Start

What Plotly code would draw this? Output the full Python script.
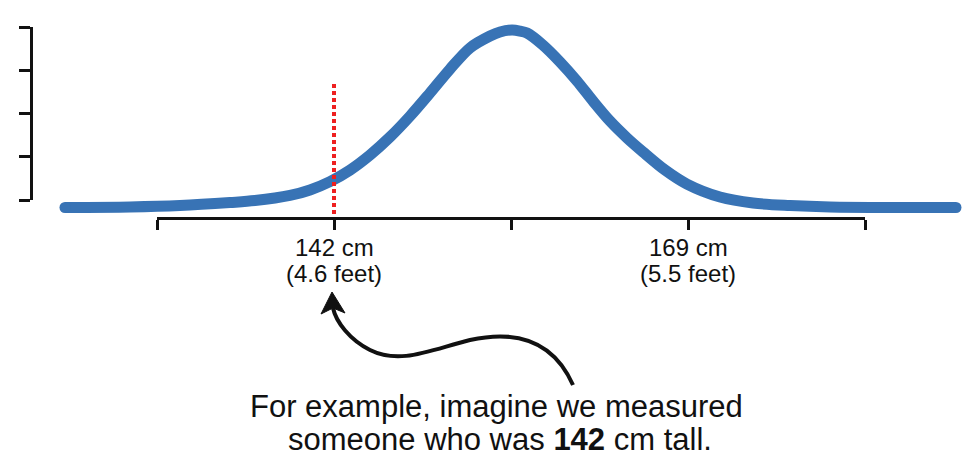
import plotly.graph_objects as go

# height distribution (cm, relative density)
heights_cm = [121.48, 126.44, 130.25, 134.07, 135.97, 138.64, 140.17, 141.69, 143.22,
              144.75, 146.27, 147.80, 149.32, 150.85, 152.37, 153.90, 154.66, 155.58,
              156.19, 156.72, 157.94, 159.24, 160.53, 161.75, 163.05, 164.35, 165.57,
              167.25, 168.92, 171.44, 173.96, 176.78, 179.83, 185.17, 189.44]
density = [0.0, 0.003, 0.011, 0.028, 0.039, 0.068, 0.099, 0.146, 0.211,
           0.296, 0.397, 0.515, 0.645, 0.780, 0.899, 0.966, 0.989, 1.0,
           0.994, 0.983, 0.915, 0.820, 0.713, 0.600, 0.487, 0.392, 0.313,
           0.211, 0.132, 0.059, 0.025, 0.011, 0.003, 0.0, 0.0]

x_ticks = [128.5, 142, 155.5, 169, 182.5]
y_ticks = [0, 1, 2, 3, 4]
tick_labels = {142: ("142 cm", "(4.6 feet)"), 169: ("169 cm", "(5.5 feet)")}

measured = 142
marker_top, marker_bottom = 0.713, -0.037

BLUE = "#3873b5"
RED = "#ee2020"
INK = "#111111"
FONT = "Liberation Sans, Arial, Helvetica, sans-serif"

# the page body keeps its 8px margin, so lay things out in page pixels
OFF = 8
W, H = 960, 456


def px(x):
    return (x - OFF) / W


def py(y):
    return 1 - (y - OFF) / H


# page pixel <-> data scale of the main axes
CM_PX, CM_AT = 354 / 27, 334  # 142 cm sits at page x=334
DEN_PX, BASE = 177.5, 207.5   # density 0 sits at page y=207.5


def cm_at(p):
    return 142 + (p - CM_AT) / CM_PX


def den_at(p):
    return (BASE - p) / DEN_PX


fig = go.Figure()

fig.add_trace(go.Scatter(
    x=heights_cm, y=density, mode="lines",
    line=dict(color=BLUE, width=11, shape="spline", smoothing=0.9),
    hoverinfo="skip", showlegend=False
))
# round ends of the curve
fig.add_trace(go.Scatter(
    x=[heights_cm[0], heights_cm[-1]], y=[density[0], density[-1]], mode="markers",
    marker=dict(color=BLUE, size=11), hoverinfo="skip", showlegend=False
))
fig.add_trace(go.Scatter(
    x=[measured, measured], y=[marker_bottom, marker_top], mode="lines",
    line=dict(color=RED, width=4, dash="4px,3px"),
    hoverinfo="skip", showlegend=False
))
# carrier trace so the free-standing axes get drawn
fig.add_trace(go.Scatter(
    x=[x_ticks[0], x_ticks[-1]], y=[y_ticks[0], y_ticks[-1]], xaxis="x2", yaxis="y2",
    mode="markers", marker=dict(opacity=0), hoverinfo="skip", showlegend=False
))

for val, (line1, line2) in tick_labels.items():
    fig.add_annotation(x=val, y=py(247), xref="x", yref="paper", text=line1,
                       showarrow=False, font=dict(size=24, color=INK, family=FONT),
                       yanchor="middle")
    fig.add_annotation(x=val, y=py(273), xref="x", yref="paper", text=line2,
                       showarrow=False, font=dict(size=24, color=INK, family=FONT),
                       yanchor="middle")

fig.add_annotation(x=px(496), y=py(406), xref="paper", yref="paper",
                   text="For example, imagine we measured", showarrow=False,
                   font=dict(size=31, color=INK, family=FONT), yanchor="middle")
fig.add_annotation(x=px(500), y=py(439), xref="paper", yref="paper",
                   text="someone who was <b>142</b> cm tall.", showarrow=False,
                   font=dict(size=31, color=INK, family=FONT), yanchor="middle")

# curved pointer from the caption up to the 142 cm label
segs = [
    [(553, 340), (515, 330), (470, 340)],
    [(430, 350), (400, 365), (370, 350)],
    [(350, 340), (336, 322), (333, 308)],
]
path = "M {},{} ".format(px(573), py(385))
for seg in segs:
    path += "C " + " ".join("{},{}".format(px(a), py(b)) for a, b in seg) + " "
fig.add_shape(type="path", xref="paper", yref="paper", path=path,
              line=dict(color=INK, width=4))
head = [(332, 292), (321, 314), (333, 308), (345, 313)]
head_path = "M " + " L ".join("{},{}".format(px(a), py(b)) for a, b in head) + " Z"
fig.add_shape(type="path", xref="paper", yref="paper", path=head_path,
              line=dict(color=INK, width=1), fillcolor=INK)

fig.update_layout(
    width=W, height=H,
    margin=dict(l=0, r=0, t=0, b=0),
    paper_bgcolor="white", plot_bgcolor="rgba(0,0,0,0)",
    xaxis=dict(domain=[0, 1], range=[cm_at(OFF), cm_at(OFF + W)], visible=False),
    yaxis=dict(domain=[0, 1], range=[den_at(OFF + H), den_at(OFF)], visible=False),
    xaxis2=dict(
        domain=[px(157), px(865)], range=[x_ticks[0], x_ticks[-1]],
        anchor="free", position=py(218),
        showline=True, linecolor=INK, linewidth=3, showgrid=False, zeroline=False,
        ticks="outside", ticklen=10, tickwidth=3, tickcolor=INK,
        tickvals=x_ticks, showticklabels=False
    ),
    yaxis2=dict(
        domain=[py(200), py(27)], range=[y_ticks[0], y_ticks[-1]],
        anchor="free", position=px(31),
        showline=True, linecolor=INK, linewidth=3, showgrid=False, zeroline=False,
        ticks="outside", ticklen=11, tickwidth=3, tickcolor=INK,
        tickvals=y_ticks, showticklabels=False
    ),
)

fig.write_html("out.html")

End
Start

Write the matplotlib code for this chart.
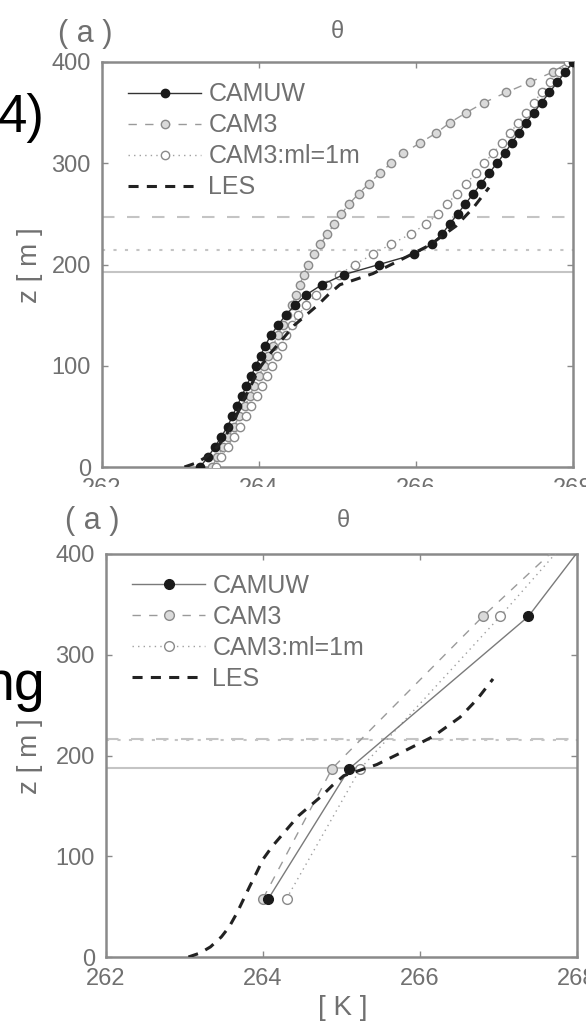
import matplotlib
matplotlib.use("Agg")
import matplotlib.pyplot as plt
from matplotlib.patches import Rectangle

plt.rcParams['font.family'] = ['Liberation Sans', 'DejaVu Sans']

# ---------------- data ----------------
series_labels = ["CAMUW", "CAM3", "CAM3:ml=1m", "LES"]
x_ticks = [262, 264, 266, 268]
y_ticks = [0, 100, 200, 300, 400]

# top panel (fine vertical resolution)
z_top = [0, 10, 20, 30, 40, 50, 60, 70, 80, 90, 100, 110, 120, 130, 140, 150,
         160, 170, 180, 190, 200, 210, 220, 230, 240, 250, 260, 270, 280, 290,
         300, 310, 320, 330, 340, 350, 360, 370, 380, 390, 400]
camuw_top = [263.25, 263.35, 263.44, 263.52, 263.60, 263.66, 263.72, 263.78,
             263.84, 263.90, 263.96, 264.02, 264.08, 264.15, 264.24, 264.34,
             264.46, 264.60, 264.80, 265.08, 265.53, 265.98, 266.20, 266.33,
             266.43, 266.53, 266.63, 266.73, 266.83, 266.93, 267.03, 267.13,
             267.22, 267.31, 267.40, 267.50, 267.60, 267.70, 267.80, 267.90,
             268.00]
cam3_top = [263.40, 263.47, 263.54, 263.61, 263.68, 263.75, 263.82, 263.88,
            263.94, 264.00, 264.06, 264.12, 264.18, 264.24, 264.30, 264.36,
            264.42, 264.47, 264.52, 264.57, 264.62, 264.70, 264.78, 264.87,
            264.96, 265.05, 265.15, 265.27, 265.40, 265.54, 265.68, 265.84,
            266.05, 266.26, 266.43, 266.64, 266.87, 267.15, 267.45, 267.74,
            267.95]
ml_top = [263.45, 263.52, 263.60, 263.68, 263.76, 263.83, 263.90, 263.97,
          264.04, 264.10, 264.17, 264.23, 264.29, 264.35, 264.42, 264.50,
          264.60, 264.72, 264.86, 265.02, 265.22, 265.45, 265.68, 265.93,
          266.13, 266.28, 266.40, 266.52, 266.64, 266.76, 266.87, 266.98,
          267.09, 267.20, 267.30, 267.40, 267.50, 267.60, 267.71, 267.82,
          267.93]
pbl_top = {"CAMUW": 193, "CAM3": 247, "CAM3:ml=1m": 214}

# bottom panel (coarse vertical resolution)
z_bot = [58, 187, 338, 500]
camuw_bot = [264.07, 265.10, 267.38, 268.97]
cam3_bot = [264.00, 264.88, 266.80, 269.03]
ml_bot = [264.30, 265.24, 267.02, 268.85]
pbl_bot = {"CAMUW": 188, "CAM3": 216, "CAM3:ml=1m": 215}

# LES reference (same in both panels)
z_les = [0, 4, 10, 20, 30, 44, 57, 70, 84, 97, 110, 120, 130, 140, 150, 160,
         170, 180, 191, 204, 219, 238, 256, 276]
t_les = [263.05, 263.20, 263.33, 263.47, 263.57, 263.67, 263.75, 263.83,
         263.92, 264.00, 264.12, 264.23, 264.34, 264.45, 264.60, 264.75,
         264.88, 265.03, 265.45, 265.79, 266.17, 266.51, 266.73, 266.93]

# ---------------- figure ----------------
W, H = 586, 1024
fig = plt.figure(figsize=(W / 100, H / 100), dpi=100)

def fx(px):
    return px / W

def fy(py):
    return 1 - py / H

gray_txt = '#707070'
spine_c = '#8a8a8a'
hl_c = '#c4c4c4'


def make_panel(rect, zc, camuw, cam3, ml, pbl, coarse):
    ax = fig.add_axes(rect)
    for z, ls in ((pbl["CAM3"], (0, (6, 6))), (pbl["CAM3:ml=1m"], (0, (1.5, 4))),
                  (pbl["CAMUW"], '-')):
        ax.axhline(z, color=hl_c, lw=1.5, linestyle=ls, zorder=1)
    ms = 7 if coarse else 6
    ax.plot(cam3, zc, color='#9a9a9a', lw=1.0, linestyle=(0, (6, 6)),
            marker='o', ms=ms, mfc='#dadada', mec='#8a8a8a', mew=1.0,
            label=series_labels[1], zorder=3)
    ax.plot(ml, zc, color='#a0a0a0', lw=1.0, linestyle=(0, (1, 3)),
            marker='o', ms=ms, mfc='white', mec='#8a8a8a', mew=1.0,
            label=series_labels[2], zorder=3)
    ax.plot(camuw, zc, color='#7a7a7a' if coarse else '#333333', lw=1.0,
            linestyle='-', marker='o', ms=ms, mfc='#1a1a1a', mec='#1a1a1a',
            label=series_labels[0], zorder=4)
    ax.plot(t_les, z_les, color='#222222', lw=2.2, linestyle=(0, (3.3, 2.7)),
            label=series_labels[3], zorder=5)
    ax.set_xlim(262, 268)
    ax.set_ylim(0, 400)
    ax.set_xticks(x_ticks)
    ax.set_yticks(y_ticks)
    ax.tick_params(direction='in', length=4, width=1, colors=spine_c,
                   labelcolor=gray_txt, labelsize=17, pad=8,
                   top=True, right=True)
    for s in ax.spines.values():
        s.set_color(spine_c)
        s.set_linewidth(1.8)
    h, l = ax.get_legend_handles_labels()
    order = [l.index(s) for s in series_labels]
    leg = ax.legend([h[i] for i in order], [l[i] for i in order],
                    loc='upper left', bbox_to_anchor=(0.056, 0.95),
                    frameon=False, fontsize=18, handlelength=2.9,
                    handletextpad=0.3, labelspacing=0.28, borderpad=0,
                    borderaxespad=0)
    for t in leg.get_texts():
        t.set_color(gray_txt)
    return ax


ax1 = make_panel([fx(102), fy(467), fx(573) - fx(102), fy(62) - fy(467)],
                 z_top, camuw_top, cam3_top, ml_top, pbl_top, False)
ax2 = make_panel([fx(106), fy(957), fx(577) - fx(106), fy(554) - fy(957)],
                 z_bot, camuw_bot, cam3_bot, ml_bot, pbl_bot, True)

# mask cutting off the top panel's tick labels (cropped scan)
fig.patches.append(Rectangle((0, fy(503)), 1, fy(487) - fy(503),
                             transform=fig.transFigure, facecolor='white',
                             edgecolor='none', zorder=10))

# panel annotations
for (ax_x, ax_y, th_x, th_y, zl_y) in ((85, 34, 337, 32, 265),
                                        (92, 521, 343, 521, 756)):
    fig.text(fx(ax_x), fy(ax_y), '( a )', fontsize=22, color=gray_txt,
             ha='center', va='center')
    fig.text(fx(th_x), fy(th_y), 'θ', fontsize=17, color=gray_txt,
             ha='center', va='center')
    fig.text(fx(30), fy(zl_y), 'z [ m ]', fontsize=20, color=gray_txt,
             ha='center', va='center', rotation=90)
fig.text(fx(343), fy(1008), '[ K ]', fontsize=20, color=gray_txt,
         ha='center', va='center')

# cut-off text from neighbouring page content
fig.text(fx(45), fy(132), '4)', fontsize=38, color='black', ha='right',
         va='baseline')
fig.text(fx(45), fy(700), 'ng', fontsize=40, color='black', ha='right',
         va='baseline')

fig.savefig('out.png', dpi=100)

End

* _Work to be completed_: What's needed is an exact copy of the records above from the line containing "Write the matplotlib code for this chart." down to the line containing "y_ticks = [0, 100, 200, 300, 400]", both included, without any pictures.

* _Written solution_:
Write the matplotlib code for this chart.
import matplotlib
matplotlib.use("Agg")
import matplotlib.pyplot as plt
from matplotlib.patches import Rectangle

plt.rcParams['font.family'] = ['Liberation Sans', 'DejaVu Sans']

# ---------------- data ----------------
series_labels = ["CAMUW", "CAM3", "CAM3:ml=1m", "LES"]
x_ticks = [262, 264, 266, 268]
y_ticks = [0, 100, 200, 300, 400]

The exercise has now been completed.